Beginning with the first line, set down every line through the one containing "xs = list(range(n))", exactly as it appears, but not the pictures.

-- START Material to process --

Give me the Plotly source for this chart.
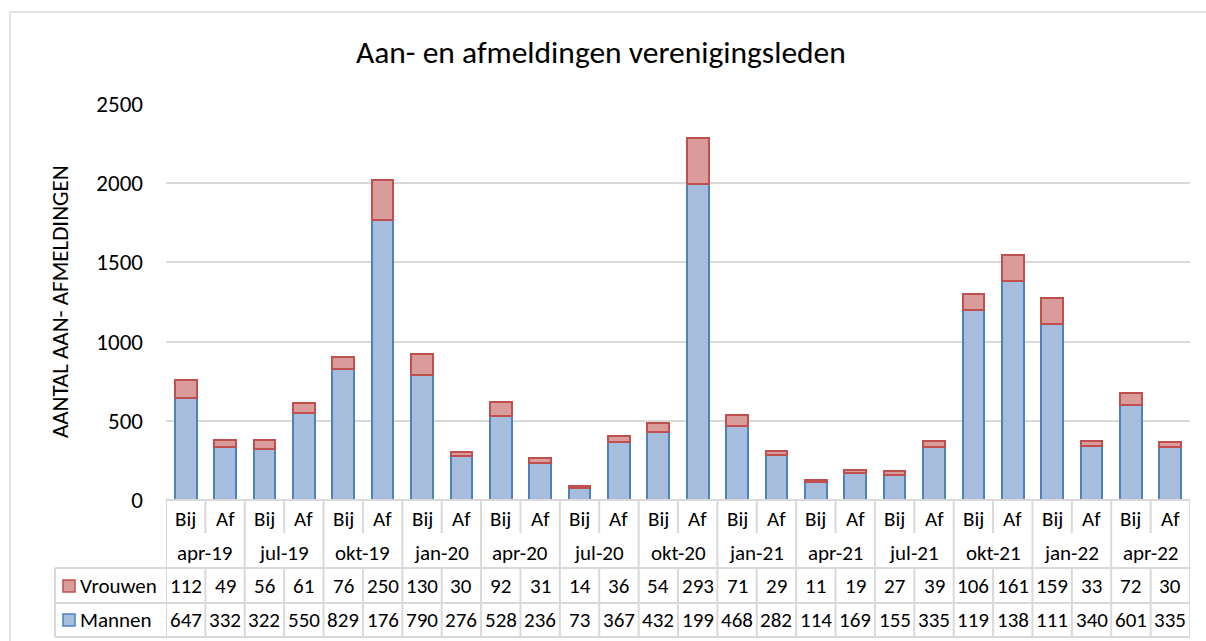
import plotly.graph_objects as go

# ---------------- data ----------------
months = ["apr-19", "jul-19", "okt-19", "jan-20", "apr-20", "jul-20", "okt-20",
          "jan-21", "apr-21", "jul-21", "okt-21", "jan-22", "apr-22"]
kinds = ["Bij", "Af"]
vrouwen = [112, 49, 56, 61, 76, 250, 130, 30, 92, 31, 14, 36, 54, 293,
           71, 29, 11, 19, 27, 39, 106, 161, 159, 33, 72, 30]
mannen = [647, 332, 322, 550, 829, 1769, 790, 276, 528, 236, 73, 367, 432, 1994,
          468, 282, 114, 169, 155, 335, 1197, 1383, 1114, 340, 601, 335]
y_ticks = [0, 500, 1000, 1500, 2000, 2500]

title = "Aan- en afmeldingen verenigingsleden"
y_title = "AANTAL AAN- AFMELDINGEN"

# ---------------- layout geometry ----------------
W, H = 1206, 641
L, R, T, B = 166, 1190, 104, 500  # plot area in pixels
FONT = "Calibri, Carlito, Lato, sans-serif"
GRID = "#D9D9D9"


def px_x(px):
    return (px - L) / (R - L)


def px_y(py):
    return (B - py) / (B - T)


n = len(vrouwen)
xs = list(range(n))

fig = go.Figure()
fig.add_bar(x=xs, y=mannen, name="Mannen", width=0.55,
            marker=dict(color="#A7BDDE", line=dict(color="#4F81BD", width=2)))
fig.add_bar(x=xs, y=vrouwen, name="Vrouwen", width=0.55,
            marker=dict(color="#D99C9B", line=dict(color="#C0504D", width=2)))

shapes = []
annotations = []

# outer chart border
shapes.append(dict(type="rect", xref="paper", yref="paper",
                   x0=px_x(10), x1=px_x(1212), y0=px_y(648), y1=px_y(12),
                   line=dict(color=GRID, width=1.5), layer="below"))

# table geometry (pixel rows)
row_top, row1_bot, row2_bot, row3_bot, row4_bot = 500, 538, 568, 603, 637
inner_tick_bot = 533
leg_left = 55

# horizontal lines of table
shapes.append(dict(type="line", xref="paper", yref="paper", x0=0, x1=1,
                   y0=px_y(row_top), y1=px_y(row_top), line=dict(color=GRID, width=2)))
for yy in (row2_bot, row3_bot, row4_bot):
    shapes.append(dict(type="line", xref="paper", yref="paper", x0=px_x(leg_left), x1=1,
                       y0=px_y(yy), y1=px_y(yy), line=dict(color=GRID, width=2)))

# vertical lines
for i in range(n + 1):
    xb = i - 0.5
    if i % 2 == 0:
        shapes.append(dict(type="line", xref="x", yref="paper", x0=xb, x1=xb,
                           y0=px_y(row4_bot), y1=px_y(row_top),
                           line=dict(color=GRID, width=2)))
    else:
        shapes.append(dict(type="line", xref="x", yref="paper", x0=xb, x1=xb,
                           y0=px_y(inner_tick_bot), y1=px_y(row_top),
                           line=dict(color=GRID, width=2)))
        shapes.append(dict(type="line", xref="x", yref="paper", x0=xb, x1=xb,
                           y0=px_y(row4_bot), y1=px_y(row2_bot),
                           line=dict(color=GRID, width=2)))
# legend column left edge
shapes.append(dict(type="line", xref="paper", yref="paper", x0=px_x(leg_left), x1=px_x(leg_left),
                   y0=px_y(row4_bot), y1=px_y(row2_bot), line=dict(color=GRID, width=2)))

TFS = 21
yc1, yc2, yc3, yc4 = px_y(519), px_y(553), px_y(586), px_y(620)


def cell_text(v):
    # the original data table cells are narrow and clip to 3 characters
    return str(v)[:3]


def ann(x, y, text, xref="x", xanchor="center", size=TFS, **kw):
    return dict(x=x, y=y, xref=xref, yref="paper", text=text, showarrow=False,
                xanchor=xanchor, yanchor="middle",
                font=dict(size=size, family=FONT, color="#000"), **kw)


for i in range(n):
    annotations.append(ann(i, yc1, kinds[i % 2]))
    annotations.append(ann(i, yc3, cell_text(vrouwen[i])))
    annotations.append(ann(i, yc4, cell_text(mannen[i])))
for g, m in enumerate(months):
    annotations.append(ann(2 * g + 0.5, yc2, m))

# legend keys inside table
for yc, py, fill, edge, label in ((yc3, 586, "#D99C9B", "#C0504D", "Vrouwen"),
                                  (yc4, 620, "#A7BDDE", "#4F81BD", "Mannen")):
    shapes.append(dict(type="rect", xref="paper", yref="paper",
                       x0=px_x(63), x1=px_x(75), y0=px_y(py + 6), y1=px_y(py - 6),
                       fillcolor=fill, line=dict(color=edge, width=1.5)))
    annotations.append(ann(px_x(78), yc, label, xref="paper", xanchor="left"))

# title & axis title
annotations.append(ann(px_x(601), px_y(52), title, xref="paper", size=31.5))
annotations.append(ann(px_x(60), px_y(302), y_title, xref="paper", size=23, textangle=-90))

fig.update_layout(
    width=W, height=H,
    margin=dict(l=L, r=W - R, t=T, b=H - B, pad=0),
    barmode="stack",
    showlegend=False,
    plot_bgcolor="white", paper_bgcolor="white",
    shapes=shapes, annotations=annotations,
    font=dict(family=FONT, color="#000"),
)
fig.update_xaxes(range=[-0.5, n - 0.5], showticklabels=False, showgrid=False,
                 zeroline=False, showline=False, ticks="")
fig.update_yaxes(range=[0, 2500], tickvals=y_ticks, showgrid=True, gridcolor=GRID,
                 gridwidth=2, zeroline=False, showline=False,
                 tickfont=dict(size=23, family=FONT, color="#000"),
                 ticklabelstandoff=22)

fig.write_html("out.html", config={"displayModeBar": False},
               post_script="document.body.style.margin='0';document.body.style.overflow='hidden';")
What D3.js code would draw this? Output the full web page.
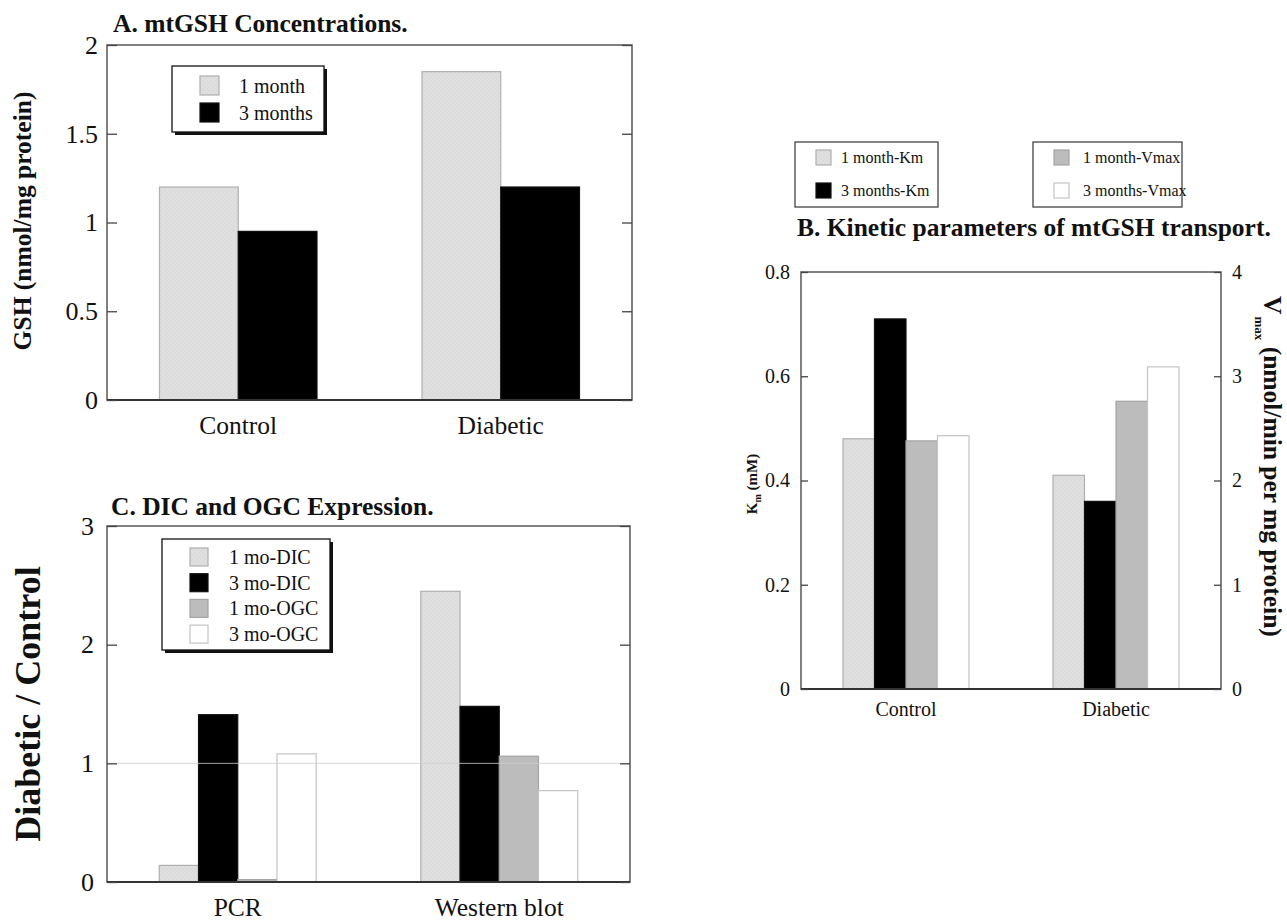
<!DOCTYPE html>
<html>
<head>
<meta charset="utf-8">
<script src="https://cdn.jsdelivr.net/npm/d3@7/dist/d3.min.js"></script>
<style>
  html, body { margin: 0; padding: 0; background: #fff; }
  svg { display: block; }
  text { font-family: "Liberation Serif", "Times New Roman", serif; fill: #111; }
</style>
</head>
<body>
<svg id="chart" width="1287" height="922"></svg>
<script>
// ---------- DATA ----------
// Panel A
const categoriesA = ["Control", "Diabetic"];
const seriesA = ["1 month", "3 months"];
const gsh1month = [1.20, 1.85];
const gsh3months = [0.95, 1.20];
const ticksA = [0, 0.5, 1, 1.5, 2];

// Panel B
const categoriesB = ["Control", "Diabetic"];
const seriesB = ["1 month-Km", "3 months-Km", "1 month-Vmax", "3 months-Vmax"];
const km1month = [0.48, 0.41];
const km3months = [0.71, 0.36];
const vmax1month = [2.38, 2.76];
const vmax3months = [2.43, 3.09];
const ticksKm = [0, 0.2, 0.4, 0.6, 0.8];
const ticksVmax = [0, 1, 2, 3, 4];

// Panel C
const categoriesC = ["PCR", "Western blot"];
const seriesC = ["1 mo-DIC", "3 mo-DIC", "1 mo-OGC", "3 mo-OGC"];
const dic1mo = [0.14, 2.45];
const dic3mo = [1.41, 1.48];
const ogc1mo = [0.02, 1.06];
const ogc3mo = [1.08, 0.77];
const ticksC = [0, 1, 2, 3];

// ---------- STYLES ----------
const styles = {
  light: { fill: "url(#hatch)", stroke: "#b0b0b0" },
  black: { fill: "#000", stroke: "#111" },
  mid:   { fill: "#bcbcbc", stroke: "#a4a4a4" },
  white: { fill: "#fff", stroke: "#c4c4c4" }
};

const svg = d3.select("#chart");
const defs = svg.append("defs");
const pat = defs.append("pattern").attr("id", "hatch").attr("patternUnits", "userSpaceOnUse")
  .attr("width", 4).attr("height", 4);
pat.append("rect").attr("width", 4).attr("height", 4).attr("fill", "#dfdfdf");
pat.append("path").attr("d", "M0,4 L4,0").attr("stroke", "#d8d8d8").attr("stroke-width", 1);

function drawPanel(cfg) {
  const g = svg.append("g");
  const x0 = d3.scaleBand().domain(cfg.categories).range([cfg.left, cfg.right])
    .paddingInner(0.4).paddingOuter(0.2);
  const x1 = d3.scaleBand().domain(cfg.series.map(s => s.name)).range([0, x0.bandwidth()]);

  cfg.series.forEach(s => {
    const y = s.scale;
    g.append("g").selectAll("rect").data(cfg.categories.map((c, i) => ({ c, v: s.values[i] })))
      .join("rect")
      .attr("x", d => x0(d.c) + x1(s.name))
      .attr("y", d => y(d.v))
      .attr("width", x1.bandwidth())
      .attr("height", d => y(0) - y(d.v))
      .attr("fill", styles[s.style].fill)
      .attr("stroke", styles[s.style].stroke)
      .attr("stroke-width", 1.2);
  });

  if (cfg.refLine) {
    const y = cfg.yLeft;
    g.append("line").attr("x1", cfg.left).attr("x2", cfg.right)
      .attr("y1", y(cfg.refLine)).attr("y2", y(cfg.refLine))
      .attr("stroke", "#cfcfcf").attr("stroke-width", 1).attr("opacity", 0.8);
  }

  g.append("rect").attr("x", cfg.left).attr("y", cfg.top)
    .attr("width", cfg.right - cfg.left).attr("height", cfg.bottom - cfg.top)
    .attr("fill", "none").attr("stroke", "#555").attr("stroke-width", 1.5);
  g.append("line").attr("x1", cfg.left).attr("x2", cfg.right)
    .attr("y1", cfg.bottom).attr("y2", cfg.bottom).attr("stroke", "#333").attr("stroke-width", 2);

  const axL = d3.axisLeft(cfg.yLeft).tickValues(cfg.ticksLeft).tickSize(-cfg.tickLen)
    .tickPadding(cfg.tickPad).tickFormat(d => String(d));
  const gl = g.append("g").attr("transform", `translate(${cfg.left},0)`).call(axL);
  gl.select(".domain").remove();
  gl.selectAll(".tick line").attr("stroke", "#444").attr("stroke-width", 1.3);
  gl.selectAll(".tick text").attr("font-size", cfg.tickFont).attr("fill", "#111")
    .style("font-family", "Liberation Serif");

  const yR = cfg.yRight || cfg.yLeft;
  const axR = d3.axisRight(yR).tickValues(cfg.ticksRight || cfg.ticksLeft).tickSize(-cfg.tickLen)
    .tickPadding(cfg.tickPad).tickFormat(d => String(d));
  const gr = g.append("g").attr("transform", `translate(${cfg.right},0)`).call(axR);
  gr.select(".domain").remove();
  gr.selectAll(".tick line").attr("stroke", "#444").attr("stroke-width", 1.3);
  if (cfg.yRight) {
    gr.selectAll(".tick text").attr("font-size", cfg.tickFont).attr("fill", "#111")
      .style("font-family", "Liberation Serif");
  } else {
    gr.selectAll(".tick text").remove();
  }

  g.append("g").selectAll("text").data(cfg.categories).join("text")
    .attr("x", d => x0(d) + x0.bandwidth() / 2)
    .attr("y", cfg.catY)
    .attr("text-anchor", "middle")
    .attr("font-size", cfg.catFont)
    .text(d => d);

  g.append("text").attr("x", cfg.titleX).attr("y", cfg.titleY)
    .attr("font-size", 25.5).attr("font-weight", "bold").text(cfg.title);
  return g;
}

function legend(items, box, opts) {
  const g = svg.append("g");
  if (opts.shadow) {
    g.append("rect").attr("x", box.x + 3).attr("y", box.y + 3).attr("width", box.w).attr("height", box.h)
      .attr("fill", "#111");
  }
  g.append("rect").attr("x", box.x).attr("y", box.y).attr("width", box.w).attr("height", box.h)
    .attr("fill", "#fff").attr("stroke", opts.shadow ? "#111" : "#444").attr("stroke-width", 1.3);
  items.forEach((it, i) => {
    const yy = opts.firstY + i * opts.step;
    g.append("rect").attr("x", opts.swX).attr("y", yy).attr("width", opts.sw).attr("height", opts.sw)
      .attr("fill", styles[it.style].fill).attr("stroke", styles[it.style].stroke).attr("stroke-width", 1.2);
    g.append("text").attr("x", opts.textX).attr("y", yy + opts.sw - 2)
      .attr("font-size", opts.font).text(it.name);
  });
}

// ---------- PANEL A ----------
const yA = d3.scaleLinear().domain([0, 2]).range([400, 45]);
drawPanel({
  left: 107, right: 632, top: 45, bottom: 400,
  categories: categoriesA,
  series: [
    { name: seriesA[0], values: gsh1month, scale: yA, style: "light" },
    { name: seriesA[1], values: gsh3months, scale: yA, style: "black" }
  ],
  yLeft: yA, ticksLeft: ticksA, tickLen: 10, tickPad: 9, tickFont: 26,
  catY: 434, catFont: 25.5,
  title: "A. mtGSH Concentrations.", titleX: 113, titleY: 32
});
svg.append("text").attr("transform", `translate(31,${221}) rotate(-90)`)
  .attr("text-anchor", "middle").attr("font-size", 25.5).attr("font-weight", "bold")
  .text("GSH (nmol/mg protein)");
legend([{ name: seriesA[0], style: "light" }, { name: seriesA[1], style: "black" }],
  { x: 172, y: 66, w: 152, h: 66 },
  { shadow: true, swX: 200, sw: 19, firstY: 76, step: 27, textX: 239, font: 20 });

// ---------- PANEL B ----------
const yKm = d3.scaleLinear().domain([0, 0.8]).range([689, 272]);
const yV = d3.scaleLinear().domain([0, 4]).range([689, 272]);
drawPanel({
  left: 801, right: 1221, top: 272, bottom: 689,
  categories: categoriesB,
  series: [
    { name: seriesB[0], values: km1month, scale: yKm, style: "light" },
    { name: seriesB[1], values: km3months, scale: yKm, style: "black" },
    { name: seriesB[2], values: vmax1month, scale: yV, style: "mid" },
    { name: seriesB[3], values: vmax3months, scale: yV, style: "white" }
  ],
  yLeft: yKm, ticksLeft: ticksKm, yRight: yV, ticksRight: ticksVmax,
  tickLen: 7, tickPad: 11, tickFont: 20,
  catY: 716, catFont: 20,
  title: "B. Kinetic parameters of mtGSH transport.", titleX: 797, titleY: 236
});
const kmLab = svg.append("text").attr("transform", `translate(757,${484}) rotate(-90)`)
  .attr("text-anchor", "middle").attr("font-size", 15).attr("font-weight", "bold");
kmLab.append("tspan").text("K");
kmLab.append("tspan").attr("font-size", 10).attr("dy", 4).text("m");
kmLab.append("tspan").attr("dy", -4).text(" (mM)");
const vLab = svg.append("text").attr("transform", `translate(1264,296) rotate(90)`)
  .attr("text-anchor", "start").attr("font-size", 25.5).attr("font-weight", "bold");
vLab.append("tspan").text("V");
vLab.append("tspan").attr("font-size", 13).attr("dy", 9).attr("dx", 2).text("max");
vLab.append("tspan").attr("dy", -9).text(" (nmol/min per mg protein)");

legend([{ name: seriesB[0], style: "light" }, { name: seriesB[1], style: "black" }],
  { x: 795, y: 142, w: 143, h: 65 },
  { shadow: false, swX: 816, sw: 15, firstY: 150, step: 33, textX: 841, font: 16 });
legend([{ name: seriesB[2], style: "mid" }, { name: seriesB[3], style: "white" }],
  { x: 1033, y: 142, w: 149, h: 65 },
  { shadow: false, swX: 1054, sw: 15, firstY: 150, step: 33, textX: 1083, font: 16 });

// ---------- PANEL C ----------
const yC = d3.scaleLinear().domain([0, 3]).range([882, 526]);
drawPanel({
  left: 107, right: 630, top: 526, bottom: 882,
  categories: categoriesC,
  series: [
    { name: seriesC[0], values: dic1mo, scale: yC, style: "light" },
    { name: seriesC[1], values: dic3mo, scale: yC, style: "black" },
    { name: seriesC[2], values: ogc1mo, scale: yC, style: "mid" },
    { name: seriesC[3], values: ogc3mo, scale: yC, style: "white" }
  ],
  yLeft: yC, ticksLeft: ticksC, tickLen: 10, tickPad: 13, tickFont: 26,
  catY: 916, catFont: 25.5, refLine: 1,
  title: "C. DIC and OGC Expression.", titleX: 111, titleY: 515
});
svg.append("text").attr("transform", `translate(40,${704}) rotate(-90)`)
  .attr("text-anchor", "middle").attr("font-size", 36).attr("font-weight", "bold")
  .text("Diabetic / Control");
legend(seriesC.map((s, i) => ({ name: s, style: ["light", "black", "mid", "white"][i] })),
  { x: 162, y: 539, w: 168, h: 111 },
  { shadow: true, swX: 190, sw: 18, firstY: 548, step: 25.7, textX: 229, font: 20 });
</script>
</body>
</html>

-- END Material to process --

### Reply
Give me the Plotly source for this chart.
import plotly.graph_objects as go

# ---------------- data ----------------
months = ["apr-19", "jul-19", "okt-19", "jan-20", "apr-20", "jul-20", "okt-20",
          "jan-21", "apr-21", "jul-21", "okt-21", "jan-22", "apr-22"]
kinds = ["Bij", "Af"]
vrouwen = [112, 49, 56, 61, 76, 250, 130, 30, 92, 31, 14, 36, 54, 293,
           71, 29, 11, 19, 27, 39, 106, 161, 159, 33, 72, 30]
mannen = [647, 332, 322, 550, 829, 1769, 790, 276, 528, 236, 73, 367, 432, 1994,
          468, 282, 114, 169, 155, 335, 1197, 1383, 1114, 340, 601, 335]
y_ticks = [0, 500, 1000, 1500, 2000, 2500]

title = "Aan- en afmeldingen verenigingsleden"
y_title = "AANTAL AAN- AFMELDINGEN"

# ---------------- layout geometry ----------------
W, H = 1206, 641
L, R, T, B = 166, 1190, 104, 500  # plot area in pixels
FONT = "Calibri, Carlito, Lato, sans-serif"
GRID = "#D9D9D9"


def px_x(px):
    return (px - L) / (R - L)


def px_y(py):
    return (B - py) / (B - T)


n = len(vrouwen)
xs = list(range(n))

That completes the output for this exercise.